Table 4 Alps Seasons dataset, FID scores: comparing TriGAN with StarGAN [4]

4.3.4 Qualitative image translation results

In Figs. 3 and 4, we show some translations examples obtained using our generator \({\mathcal {G}}\) and different datasets, which show how both the domain and the style are used in transforming an image sample. For instance, the fourth row of Fig. 3 shows an SVHN digit image which contains other digits in the background (which is a common characteristic of the SVHN dataset). When \({\mathcal {G}}\) translates this image to MNIST or MNIST-M, the background digit disappears, accordingly to the common uniform background of the target datasets.
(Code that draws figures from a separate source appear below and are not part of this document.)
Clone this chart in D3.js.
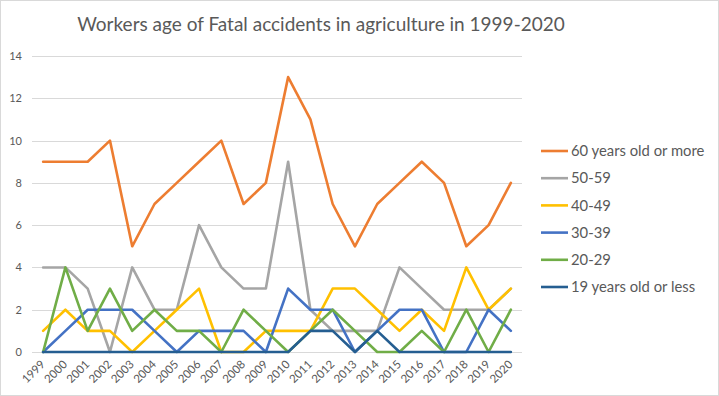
<!DOCTYPE html>
<html lang="en">
<head>
<meta charset="UTF-8">
<title>Workers age of Fatal accidents in agriculture in 1999-2020</title>
<style>
    body { margin: 0; padding: 0; background: #fff; }
    svg { display: block; font-family: 'Lato', 'Open Sans', sans-serif; }
</style>
</head>
<body>
<svg id="chart" width="719" height="396"></svg>
<script src="https://d3js.org/d3.v7.min.js"></script>
<script>
    // data
    const years = ["1999","2000","2001","2002","2003","2004","2005","2006","2007","2008","2009",
                   "2010","2011","2012","2013","2014","2015","2016","2017","2018","2019","2020"];
    const age60plus = [9, 9, 9, 10, 5, 7, 8, 9, 10, 7, 8, 13, 11, 7, 5, 7, 8, 9, 8, 5, 6, 8];
    const age50to59 = [4, 4, 3, 0, 4, 2, 2, 6, 4, 3, 3, 9, 2, 1, 1, 1, 4, 3, 2, 2, 2, 3];
    const age40to49 = [1, 2, 1, 1, 0, 1, 2, 3, 0, 0, 1, 1, 1, 3, 3, 2, 1, 2, 1, 4, 2, 3];
    const age30to39 = [0, 1, 2, 2, 2, 1, 0, 1, 1, 1, 0, 3, 2, 2, 0, 1, 2, 2, 0, 0, 2, 1];
    const age20to29 = [0, 4, 1, 3, 1, 2, 1, 1, 0, 2, 1, 0, 1, 2, 1, 0, 0, 1, 0, 2, 0, 2];
    const age19less = [0, 0, 0, 0, 0, 0, 0, 0, 0, 0, 0, 0, 1, 1, 0, 1, 0, 0, 0, 0, 0, 0];
    const yTicks = [0, 2, 4, 6, 8, 10, 12, 14];

    const series = [
        { name: "60 years old or more", values: age60plus, color: "#ED7D31" },
        { name: "50-59", values: age50to59, color: "#A5A5A5" },
        { name: "40-49", values: age40to49, color: "#FFC000" },
        { name: "30-39", values: age30to39, color: "#4472C4" },
        { name: "20-29", values: age20to29, color: "#70AD47" },
        { name: "19 years old or less", values: age19less, color: "#255E91" }
    ];

    const svg = d3.select("#chart");
    const textColor = "#595959";

    // outer chart border
    svg.append("rect")
        .attr("x", 0.5).attr("y", 0.5)
        .attr("width", 718).attr("height", 395)
        .attr("fill", "#fff")
        .attr("stroke", "#d9d9d9");

    const x = d3.scalePoint().domain(years).range([32, 522]).padding(0.5);
    const y = d3.scaleLinear().domain([0, 14]).range([352, 56]);

    // gridlines
    svg.append("g")
        .selectAll("line")
        .data(yTicks)
        .join("line")
        .attr("x1", 32).attr("x2", 522)
        .attr("y1", d => Math.round(y(d)) + 0.5)
        .attr("y2", d => Math.round(y(d)) + 0.5)
        .attr("stroke", "#d9d9d9")
        .attr("stroke-width", 1);

    // y axis labels
    const yAxis = svg.append("g")
        .attr("transform", "translate(22,0)")
        .call(d3.axisLeft(y).tickValues(yTicks).tickSize(0).tickPadding(0));
    yAxis.select(".domain").remove();
    yAxis.selectAll("text")
        .attr("fill", textColor)
        .attr("font-size", 11)
        .attr("font-family", "'Lato', 'Open Sans', sans-serif");

    // x axis labels, rotated
    const xAxis = svg.append("g")
        .attr("transform", "translate(0,352)")
        .call(d3.axisBottom(x).tickSize(0).tickPadding(0));
    xAxis.select(".domain").remove();
    xAxis.selectAll("text")
        .attr("fill", textColor)
        .attr("font-size", 11.5)
        .attr("font-family", "'Lato', 'Open Sans', sans-serif")
        .attr("text-anchor", "end")
        .attr("dy", null)
        .attr("y", null)
        .attr("transform", "translate(2,13) rotate(-45)");

    // lines
    const line = d3.line()
        .x((d, i) => x(years[i]))
        .y(d => y(d));

    svg.append("g")
        .selectAll("path")
        .data(series)
        .join("path")
        .attr("d", d => line(d.values))
        .attr("fill", "none")
        .attr("stroke", d => d.color)
        .attr("stroke-width", 2.6)
        .attr("stroke-linejoin", "round")
        .attr("stroke-linecap", "round");

    // title
    svg.append("text")
        .attr("x", 321)
        .attr("y", 31)
        .attr("text-anchor", "middle")
        .attr("fill", textColor)
        .attr("font-size", 19)
        .text("Workers age of Fatal accidents in agriculture in 1999-2020");

    // legend
    const legend = svg.append("g")
        .selectAll("g")
        .data(series)
        .join("g")
        .attr("transform", (d, i) => `translate(541,${151 + i * 27.2})`);

    legend.append("line")
        .attr("x1", 0).attr("x2", 27)
        .attr("stroke", d => d.color)
        .attr("stroke-width", 2.6);

    legend.append("text")
        .attr("x", 30)
        .attr("dy", "0.35em")
        .attr("fill", textColor)
        .attr("font-size", 14.8)
        .text(d => d.name);
</script>
</body>
</html>
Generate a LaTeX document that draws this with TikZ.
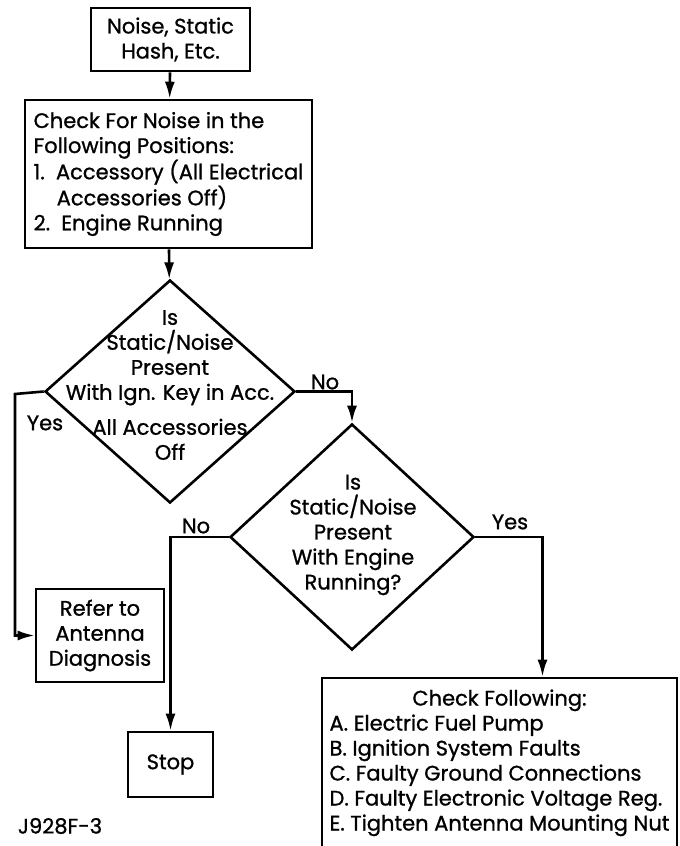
\documentclass[tikz,border=0pt]{standalone}
\usepackage{fontspec}
\setmainfont{Poppins}[FakeBold=1]
\usetikzlibrary{positioning,shapes.geometric,arrows.meta}

\begin{document}
\begin{tikzpicture}[x=1pt,y=-1pt,line width=2.6pt,
    font=\fontsize{21}{25}\selectfont,
    box/.style={draw,rectangle,inner sep=0pt},
    decision/.style={draw,diamond,inner sep=0pt},
    arr/.style={-{Latex[length=17pt,width=10pt]}}]

\useasboundingbox (0,0) rectangle (680,846);

\node[box,minimum width=159,minimum height=63,align=center] (start) at (170.5,39.5) {Noise, Static\\Hash, Etc.};
\node[box,minimum width=287,minimum height=148,align=left] (positions) at (168.5,174)
    {Check For Noise in the\\Following Positions:\\1.\ \ Accessory (All Electrical\\\hspace*{1.1em}Accessories Off)\\2.\ \ Engine Running};

\node[decision,minimum width=250,minimum height=223] (acc) at (170,391.5) {};
\node[align=center] (acctext) at (170,385) {Is\\Static/Noise\\Present\\With Ign. Key in Acc.\\[10pt]All Accessories\\Off};

\node[decision,minimum width=244,minimum height=226] (engine) at (352,537) {};
\node[align=center] (enginetext) at (353,535) {Is\\Static/Noise\\Present\\With Engine\\Running?};

\node[box,minimum width=128,minimum height=93,align=center] (antenna) at (100,635.5) {Refer to\\Antenna\\Diagnosis};
\node[box,minimum width=85,minimum height=65] (stop) at (170.5,764.5) {Stop};
\node[box,minimum width=355,minimum height=170] (check) at (499.5,763) {%
    \begin{tabular}{@{}l@{}}
    \multicolumn{1}{@{}c@{}}{Check Following:}\\
    A. Electric Fuel Pump\\
    B. Ignition System Faults\\
    C. Faulty Ground Connections\\
    D. Faulty Electronic Voltage Reg.\\
    E. Tighten Antenna Mounting Nut
    \end{tabular}};

\node (code) at (60,826) {J928F-3};

\draw[arr] (start) -- (positions);
\draw[arr] (positions) -- (acc);

% key in accessory
\coordinate (yescorner) at (15,394);
\draw[arr] (acc.west) -- (yescorner) |- (antenna.west);
\node (yes1) at (45,423) {Yes};
\draw[arr] (acc.east) -| (engine.north);
\node (no1) at (325,382) {No};

% engine running
\draw[arr] (engine.west) -| (stop.north);
\node (no2) at (196,526) {No};
\draw[arr] (engine.east) -| ([xshift=43pt]check.north);
\node (yes2) at (510,522) {Yes};

\end{tikzpicture}
\end{document}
When the reference style image is, e.g., the MNIST-M “three” (fifth column), \({\mathcal {G}}\) correctly applies the instance-specific style (i.e., a blue foreground digit with a red background). A similar behavior can be observed in Fig. 4.

Fig. 3
figure 3

Image translation examples obtained using our generator with the Digits-Five dataset. The leftmost column shows the source images, one from each domain, and the topmost row shows the style image from the target domain, two reference images for each target domain

Fig. 4
figure 4

Image translation examples obtained using our generator with the Office-Caltech10 dataset. The leftmost column shows the source images, one from each domain, and the topmost row shows the style image from the target domain, two reference images for each target domain

5 Conclusions

In this work we proposed TriGAN, an MSDA framework which is based on data generation from multiple source domains using a single generator. The underlying principle of our approach is to obtain intermediate-, domain- and style-invariant representations in order to simplify the generation process. Specifically, our generator progressively removes style- and domain-specific statistics from the source images and then re-projects the intermediate features onto the desired target domain and style. We obtained state-of-the-art results on two MSDA datasets, showing the potentiality of our approach.